Course: Side Dishes, Salads
Cuisine: American
Keyword: Make Ahead, Vegetarian, Paleo Friendly, Gluten Free, Lunch
Servings: 8
Calories: 268 kcal
Author: The Blue Jean Chef, Meredith Laurence
Ingredients
  • 1 bunch kale, stems removed and leaves shredded
  • 2 large carrots, peeled and grated
  • 6 to 8 radishes, julienned
  • salt and freshly ground black pepper
Creamy Dressing
  • ½ cup mayonnaise
  • 1 tablespoon spicy brown mustard
  • 2 tablespoons apple cider vinegar
  • 2 teaspoons sugar
  • 1 teaspoon celery seed
  • freshly ground black pepper
Instructions
  1. Combine the kale, carrots and radishes in a large bowl and toss.
  2. In a separate bowl, combine the mayonnaise, mustard, apple cider vinegar, sugar, celery seed salt and pepper. Mix well and refrigerate until ready to serve.
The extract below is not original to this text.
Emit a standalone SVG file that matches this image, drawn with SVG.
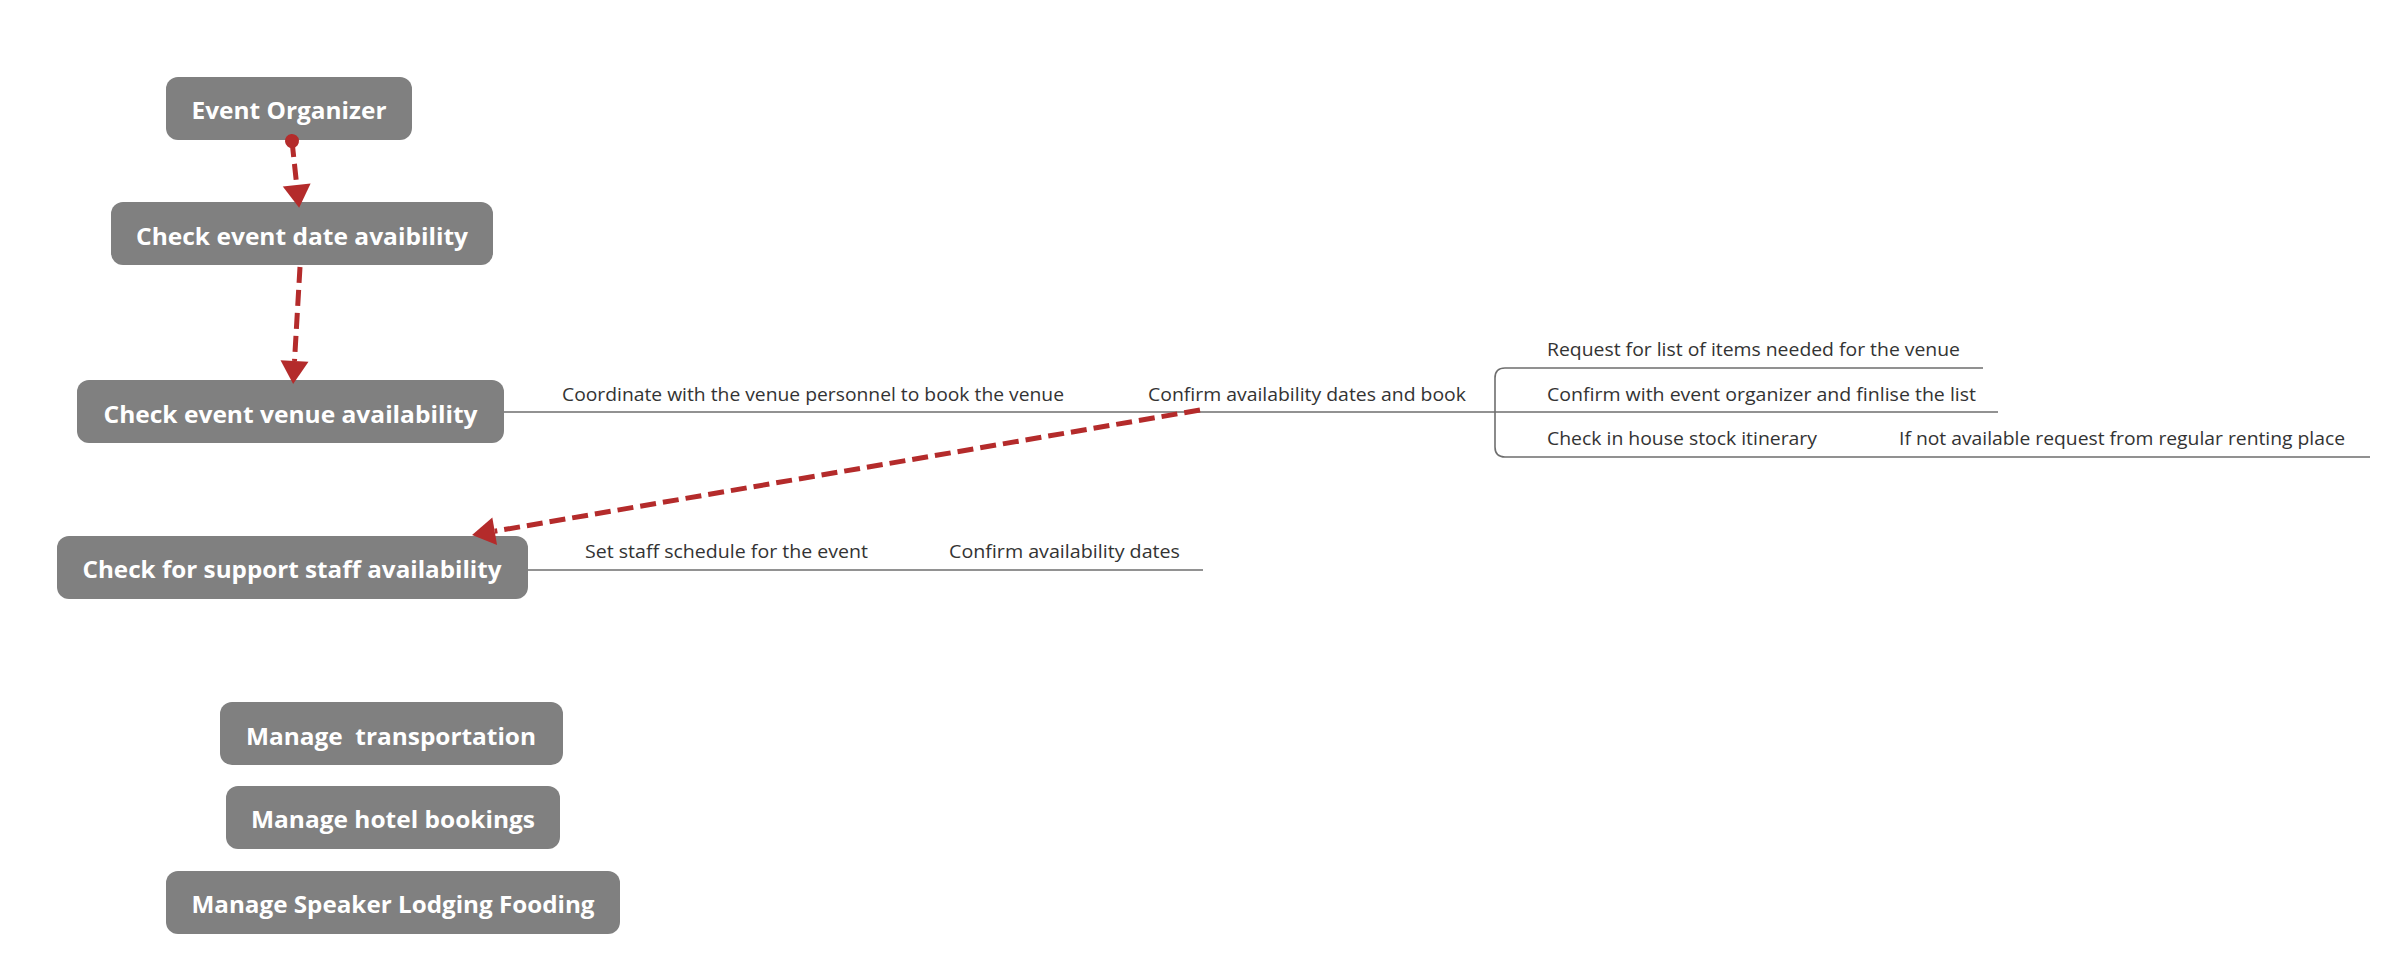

  3. Drizzle half of the dressing over the vegetables and toss to coat. Then add as much of the remaining dressing to coat all the kale to your liking. Season with salt and freshly ground black pepper. Let the slaw sit for at least 15 minutes before serving to allow for the flavors to mingle.
Nutrition Facts
Kale and Carrot Slaw
Amount Per Serving
Calories 268 Calories from Fat 216
% Daily Value*
Fat 24g37%
Saturated Fat 12g60%
Cholesterol 5mg2%
Sodium 280mg12%
Potassium 180mg5%
Carbohydrates 11g4%
Fiber 1g4%
Sugar 8g9%
Protein 1g2%
Vitamin A 2955IU59%
Vitamin C 24.1mg29%
Calcium 46mg5%
Iron 1mg6%
* Percent Daily Values are based on a 2000 calorie diet.